There was some fortuitous news for the advertising industry out of Washington Tuesday: At a time when the industry is trying to demonstrate to government regulators that it can police itself when it comes to protecting consumers' privacy online, the National Advertising Review Council has successfully cited and resolved the first six cases regarding noncompliance with its self-regulatory program.
All six cases involved ad networks—Media Extension, Martini Media, PredictAd, QuinStreet, Reedge, and Veruta (MyBuys)—that were found to be out of compliance with the industry's principles for online behavioral advertising. According to NARC, after the companies were contacted, they all voluntarily corrected the problems, which primarily involved opt-out periods shorter than the program's five-year standard or links to opt-out mechanisms being missing entirely.
With Congress, the Federal Trade Commission, and the Department of Commerce all looking at ways to tighten consumer privacy on the Internet, advertisers are all too aware that enforcement of self-regulation is critical to keeping legislators and regulators at bay.
"I hope regulators and legislators see these first decisions as a strong indication that we take accountability seriously," said Genie Barton, the director of the accountability program for NARC, which is administered by the Council of Better Business Bureaus. "None of these companies did anything egregious or deceitful.
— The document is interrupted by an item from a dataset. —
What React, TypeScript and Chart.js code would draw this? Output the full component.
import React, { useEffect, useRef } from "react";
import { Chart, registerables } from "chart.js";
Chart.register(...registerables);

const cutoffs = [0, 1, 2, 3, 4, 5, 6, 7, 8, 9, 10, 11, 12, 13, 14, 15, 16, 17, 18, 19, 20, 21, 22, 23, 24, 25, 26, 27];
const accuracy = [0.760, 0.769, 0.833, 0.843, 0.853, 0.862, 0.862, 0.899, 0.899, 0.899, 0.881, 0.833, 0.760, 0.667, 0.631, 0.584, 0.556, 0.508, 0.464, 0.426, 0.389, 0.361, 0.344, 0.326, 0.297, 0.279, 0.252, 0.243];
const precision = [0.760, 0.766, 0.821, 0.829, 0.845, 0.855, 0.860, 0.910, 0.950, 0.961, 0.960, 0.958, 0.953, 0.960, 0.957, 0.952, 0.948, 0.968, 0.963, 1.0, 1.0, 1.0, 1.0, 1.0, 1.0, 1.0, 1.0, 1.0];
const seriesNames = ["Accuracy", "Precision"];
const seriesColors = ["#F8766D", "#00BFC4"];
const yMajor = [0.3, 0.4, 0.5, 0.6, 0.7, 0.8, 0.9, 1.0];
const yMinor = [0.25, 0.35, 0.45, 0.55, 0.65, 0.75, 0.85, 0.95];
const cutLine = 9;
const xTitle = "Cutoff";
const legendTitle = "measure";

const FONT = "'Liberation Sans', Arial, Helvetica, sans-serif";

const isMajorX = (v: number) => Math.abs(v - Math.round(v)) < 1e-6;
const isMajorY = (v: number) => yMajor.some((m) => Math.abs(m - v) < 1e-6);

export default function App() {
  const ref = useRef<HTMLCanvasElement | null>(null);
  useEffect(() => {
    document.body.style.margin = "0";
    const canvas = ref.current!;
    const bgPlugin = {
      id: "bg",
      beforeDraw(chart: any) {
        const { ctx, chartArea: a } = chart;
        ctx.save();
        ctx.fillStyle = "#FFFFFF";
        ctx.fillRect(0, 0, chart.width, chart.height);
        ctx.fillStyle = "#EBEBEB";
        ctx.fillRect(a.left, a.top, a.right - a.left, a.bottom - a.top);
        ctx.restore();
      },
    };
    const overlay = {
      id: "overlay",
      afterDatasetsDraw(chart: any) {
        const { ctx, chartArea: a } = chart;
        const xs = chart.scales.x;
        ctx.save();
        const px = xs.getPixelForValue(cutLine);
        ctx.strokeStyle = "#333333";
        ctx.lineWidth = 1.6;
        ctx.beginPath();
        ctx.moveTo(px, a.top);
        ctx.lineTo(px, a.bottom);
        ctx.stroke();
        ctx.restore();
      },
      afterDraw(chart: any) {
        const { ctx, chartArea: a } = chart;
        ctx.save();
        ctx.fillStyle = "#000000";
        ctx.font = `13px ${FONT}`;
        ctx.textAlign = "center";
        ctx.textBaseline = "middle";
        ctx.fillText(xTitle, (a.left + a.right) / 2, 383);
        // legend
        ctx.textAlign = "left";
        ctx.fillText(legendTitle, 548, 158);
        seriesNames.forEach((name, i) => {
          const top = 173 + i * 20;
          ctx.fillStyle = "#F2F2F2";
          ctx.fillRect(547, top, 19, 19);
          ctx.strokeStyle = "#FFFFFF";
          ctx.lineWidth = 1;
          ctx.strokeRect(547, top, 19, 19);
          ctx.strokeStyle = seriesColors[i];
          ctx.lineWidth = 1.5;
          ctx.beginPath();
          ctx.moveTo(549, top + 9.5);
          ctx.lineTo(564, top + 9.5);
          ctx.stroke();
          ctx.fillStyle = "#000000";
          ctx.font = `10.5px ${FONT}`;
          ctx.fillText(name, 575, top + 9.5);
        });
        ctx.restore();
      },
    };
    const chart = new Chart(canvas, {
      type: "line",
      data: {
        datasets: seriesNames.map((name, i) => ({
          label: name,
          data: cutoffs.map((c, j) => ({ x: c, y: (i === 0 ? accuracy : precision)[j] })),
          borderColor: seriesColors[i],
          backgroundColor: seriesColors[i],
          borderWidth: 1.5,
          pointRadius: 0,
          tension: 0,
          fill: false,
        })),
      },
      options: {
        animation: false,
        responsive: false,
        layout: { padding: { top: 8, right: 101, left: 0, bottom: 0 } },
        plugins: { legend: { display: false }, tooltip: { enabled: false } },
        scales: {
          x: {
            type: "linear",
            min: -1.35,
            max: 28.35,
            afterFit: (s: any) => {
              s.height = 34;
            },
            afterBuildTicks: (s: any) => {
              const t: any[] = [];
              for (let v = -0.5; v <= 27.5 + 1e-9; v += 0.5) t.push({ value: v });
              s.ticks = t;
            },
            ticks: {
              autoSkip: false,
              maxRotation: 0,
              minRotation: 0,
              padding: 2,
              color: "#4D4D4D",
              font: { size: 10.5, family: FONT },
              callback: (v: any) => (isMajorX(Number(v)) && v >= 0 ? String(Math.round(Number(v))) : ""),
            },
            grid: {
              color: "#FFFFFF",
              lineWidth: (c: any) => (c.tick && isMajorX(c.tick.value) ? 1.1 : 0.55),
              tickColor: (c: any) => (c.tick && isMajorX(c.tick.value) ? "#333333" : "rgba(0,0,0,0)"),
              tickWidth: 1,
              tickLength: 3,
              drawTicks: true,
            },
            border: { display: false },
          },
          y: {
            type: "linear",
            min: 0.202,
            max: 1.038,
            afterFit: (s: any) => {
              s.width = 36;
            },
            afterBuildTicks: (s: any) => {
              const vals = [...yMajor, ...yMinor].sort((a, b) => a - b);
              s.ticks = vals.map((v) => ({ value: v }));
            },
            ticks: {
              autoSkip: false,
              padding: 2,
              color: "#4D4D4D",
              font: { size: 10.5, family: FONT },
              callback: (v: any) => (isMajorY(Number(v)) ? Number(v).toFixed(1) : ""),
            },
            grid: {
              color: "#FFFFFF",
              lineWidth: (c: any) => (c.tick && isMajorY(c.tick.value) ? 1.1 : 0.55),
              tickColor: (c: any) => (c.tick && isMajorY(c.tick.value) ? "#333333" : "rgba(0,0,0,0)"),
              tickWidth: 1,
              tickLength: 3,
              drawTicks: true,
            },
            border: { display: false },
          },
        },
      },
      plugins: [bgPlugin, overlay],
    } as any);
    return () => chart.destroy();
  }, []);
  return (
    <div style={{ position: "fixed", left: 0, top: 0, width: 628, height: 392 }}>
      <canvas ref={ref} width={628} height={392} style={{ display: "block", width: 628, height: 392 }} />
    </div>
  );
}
They weren't watching their technology as closely as they should. I was amazed at how fast they got back to us."
NARC, which covers the entire advertising ecosystem, not just member associations, is one of two independent enforcement programs the advertising industry relies on to make sure all companies comply with the industry's privacy principles for online behavioral advertising.
Jon Leibowitz, chairman of the FTC called NARC's six enforcement actions "a promising start" in a speech delivered Tuesday in New York at Ad:Tech. "Not every self-regulatory program includes real accountability, but the ones that do work better and generally are able to avoid a more regulatory heavy hand from Congress," Leibowitz said.
Though privacy is getting a lot of attention in Washington, bills are all but stalled in Congress, and final reports from the FTC and Commerce have yet to be released.
Advertisers believe they can do a better job and react more quickly to the marketplace than regulators.
"Congress has been looking to do something forever. We can act quicker," said Barton. "We're ahead of where the FTC wants to move."
NARC's Barton said more compliance reports will be issued at regular intervals. "It's very important that accountability be open and transparent, which is why we publish these," she said.